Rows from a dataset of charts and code
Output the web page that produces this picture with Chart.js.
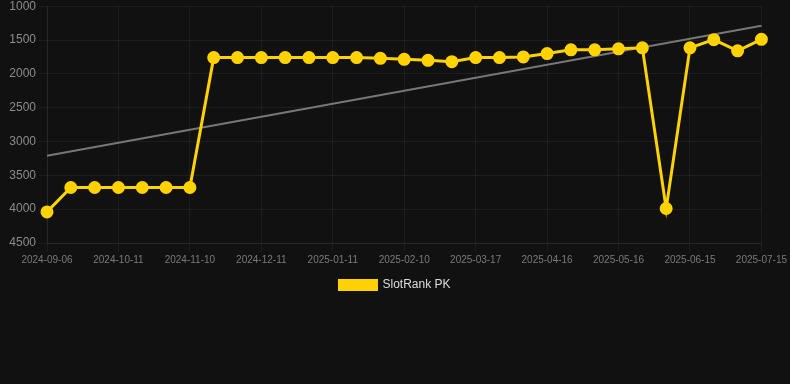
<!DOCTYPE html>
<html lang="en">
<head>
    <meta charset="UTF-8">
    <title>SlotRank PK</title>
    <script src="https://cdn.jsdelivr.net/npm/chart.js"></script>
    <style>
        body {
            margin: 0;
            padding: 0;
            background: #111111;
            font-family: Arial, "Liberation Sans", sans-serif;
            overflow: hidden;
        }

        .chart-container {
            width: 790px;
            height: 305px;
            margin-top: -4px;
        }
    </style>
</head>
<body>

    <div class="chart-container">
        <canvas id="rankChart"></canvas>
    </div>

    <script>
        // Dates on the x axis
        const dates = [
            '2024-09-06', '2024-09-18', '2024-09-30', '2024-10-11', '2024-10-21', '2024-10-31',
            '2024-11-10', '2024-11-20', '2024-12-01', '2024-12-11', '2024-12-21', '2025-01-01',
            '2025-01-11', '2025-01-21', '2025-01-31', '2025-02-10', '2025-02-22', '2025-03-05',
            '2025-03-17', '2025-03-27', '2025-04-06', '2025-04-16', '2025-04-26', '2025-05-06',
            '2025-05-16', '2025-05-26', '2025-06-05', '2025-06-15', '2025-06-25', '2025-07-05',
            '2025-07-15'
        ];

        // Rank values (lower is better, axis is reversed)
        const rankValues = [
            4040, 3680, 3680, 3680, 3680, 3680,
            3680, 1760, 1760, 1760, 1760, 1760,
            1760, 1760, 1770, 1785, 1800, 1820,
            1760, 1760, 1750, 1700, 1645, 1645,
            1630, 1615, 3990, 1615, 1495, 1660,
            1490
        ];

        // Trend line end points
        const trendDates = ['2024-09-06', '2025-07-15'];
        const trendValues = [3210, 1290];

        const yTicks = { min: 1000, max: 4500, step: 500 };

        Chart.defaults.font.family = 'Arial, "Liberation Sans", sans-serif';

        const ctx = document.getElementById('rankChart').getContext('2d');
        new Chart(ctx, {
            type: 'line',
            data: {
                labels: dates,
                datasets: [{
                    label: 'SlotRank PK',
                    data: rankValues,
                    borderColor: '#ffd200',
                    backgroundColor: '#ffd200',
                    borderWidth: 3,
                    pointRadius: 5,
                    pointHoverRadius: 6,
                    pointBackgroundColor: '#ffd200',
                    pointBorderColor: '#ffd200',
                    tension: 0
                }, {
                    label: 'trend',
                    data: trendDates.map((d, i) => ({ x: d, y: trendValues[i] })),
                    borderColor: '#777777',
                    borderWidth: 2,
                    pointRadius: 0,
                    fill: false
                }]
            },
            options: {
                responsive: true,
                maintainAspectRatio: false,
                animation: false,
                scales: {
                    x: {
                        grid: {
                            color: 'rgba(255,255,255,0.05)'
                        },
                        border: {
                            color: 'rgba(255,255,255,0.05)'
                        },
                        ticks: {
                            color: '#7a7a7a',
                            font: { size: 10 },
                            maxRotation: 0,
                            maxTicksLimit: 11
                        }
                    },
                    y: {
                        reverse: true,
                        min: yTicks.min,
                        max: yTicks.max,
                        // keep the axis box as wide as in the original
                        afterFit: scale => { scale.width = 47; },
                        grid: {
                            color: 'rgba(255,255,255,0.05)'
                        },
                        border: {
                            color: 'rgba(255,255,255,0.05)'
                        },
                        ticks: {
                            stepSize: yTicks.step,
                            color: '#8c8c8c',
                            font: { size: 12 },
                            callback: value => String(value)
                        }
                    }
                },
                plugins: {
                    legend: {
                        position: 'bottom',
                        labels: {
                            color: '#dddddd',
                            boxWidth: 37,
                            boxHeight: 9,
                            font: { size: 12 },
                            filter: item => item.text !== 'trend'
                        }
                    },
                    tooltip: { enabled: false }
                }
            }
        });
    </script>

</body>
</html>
--
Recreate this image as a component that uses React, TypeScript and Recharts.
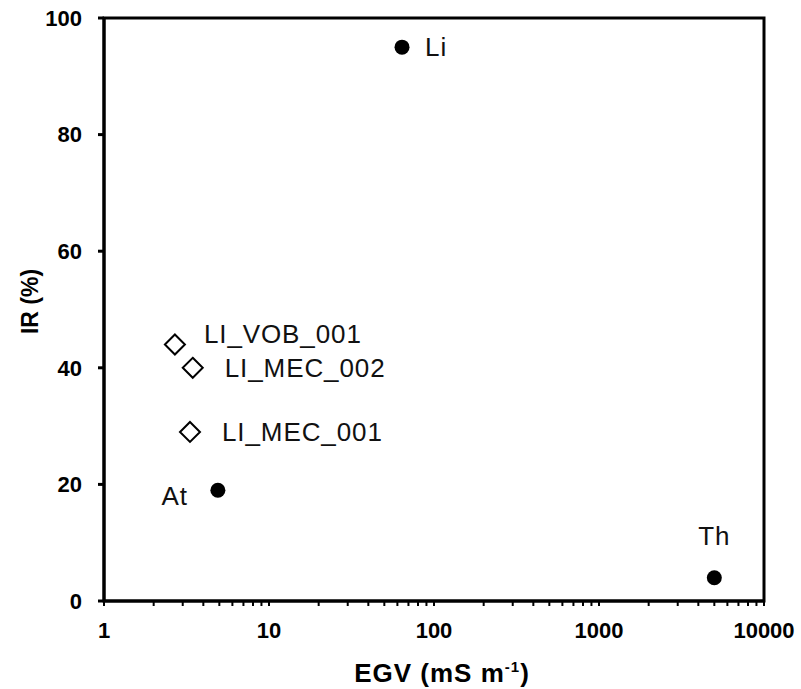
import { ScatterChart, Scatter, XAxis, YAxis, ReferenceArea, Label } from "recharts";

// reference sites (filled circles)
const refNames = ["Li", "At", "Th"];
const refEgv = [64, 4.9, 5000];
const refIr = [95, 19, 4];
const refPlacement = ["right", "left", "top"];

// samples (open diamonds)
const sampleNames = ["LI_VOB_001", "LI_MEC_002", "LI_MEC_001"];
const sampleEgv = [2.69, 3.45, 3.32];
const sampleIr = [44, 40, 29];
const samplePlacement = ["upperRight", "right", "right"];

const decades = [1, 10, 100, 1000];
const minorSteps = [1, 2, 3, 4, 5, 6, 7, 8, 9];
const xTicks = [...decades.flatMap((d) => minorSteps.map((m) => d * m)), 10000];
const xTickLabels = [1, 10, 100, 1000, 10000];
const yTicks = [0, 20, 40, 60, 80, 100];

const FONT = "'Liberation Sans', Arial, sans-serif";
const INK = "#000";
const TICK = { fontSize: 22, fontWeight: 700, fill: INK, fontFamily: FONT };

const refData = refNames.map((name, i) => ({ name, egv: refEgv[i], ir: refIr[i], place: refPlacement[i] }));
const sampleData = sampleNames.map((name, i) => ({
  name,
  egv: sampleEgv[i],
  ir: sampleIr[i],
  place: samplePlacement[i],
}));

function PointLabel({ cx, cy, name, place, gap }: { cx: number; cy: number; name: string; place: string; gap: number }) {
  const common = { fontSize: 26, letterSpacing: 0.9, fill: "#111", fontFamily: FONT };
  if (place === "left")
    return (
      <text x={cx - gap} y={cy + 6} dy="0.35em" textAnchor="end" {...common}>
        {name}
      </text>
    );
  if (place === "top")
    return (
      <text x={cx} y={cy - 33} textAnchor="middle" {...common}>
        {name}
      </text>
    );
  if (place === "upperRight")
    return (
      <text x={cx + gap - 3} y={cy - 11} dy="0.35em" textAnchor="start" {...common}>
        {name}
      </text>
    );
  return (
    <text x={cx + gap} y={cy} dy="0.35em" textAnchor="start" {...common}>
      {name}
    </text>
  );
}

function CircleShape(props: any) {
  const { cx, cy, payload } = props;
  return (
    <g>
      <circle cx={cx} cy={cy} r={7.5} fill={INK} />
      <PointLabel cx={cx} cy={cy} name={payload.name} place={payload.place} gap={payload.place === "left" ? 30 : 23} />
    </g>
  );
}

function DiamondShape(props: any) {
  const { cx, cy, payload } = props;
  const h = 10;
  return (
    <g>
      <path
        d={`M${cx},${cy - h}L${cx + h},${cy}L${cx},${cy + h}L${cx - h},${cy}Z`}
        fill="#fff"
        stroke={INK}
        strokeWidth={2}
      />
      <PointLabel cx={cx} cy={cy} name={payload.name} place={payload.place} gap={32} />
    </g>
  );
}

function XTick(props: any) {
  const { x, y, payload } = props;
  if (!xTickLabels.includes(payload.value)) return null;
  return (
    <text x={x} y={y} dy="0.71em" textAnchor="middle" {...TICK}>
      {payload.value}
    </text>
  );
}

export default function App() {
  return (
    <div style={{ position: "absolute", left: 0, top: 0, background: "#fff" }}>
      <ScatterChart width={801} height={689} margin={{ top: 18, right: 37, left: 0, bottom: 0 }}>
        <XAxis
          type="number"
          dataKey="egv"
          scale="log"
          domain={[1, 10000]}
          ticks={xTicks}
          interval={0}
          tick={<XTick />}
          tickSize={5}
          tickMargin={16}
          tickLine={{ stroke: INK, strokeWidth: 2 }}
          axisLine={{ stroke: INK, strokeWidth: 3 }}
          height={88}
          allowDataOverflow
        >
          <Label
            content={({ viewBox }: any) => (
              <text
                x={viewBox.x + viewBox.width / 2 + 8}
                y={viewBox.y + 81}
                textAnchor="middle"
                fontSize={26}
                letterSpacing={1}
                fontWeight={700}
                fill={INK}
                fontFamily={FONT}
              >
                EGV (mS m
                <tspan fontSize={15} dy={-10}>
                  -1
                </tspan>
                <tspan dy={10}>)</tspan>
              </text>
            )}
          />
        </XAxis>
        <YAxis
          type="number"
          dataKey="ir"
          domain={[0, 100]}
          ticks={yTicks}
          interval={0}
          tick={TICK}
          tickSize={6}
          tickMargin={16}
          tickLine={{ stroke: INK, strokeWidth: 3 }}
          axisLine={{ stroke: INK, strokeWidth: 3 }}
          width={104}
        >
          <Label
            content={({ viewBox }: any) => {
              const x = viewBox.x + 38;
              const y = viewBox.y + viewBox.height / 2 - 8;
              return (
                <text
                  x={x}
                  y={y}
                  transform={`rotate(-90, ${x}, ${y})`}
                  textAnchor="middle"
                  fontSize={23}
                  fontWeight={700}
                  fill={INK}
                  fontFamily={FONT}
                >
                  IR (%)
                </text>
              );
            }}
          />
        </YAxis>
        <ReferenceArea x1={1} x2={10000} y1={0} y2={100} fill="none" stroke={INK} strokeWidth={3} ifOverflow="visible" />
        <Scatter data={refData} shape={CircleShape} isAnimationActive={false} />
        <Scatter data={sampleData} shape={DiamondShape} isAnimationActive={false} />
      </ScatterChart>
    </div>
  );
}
==
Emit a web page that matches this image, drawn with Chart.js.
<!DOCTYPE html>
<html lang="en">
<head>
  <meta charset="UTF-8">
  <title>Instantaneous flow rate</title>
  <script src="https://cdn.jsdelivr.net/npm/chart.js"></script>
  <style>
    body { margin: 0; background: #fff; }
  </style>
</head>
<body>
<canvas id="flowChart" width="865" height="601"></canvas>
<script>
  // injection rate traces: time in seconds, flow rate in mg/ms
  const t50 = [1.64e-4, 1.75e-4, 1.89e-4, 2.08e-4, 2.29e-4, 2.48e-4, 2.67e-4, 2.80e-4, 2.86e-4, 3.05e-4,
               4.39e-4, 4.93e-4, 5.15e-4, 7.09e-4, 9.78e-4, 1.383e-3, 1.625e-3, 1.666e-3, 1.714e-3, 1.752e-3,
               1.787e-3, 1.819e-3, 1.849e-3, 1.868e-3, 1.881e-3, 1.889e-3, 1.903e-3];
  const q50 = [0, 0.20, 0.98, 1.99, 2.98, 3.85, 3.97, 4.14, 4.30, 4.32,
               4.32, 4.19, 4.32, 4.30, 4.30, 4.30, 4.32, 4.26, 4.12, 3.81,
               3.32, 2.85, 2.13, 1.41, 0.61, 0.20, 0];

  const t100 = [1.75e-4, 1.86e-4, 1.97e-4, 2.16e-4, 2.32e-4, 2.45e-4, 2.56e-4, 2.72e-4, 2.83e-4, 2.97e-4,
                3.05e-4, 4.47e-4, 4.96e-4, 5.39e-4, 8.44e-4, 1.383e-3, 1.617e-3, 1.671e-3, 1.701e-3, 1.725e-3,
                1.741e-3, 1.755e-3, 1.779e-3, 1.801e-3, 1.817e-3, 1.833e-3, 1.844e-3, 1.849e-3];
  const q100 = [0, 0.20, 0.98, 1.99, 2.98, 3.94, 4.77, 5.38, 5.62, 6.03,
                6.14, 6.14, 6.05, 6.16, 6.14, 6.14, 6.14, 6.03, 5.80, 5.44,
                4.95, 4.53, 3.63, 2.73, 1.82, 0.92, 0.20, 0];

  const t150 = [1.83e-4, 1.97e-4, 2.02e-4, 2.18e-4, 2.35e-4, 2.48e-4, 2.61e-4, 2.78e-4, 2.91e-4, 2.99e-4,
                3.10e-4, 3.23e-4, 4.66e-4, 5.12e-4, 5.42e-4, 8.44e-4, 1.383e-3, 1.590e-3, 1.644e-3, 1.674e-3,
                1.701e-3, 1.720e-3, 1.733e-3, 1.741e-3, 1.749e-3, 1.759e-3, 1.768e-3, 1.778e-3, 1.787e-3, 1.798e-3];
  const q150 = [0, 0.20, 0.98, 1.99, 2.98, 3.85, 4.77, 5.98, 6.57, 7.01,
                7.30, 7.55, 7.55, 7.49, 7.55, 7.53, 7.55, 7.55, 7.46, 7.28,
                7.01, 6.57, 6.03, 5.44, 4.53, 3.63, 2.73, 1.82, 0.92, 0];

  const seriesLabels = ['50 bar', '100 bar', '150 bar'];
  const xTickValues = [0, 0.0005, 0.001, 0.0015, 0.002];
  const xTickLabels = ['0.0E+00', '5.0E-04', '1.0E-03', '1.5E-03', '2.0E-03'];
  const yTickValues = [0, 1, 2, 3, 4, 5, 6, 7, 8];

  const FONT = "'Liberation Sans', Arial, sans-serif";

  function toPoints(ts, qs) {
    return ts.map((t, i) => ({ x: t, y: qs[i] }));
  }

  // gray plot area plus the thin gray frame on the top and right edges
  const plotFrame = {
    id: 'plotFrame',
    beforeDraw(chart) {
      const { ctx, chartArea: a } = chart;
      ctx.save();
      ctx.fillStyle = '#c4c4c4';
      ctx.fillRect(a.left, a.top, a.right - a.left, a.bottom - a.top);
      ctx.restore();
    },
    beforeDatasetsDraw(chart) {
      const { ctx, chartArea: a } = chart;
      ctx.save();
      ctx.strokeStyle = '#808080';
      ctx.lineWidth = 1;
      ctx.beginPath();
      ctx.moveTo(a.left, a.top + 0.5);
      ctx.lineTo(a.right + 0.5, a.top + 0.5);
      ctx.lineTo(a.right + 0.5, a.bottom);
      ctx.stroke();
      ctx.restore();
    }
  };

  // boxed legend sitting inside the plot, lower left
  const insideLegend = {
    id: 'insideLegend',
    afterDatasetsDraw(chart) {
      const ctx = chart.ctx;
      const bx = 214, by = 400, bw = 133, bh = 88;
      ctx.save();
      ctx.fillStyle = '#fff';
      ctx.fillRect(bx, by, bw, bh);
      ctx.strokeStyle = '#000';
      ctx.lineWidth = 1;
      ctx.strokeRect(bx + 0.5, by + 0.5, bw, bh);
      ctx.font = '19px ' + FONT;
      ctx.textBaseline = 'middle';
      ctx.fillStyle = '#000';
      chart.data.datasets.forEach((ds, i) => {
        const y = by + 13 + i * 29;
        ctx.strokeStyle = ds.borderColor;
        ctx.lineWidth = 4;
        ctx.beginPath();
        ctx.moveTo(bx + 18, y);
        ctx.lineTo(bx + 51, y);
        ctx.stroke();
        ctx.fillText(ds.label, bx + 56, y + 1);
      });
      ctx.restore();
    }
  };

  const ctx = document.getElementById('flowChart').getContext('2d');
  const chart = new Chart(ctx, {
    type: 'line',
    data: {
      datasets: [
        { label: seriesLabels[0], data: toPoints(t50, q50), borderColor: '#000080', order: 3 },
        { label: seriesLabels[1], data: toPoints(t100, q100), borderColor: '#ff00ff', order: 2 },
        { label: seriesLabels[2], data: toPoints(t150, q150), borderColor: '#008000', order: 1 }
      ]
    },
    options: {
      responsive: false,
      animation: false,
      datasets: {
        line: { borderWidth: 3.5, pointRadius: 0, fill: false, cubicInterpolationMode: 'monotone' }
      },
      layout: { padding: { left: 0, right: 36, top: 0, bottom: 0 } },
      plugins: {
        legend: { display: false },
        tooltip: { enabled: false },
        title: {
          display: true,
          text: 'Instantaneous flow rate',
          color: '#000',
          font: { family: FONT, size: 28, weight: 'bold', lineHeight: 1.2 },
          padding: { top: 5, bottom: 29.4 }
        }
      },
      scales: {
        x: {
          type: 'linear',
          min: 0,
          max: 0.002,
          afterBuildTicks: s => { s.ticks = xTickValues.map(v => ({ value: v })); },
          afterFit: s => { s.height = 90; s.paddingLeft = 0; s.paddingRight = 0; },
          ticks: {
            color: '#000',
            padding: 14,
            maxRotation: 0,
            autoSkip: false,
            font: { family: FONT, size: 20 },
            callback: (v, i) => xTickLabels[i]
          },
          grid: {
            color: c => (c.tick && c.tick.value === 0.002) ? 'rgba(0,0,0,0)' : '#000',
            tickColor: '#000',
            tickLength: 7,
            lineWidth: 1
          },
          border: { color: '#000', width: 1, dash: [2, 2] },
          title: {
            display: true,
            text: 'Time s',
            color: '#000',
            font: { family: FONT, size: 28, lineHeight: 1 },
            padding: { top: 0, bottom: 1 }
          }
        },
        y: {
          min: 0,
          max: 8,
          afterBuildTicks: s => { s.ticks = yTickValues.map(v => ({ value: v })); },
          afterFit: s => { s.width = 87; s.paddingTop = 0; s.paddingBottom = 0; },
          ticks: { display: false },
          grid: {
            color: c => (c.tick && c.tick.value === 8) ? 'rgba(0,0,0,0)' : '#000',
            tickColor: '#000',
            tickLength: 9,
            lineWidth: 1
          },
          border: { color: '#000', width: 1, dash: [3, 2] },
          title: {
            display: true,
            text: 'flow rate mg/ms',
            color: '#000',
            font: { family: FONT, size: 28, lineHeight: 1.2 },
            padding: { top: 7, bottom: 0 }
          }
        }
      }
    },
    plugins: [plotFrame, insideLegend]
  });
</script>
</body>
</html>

- _What to work on_
Look through the entries above; copy every line holding the string "with".

- _Written response_
Output the web page that produces this picture with Chart.js.
Emit a web page that matches this image, drawn with Chart.js.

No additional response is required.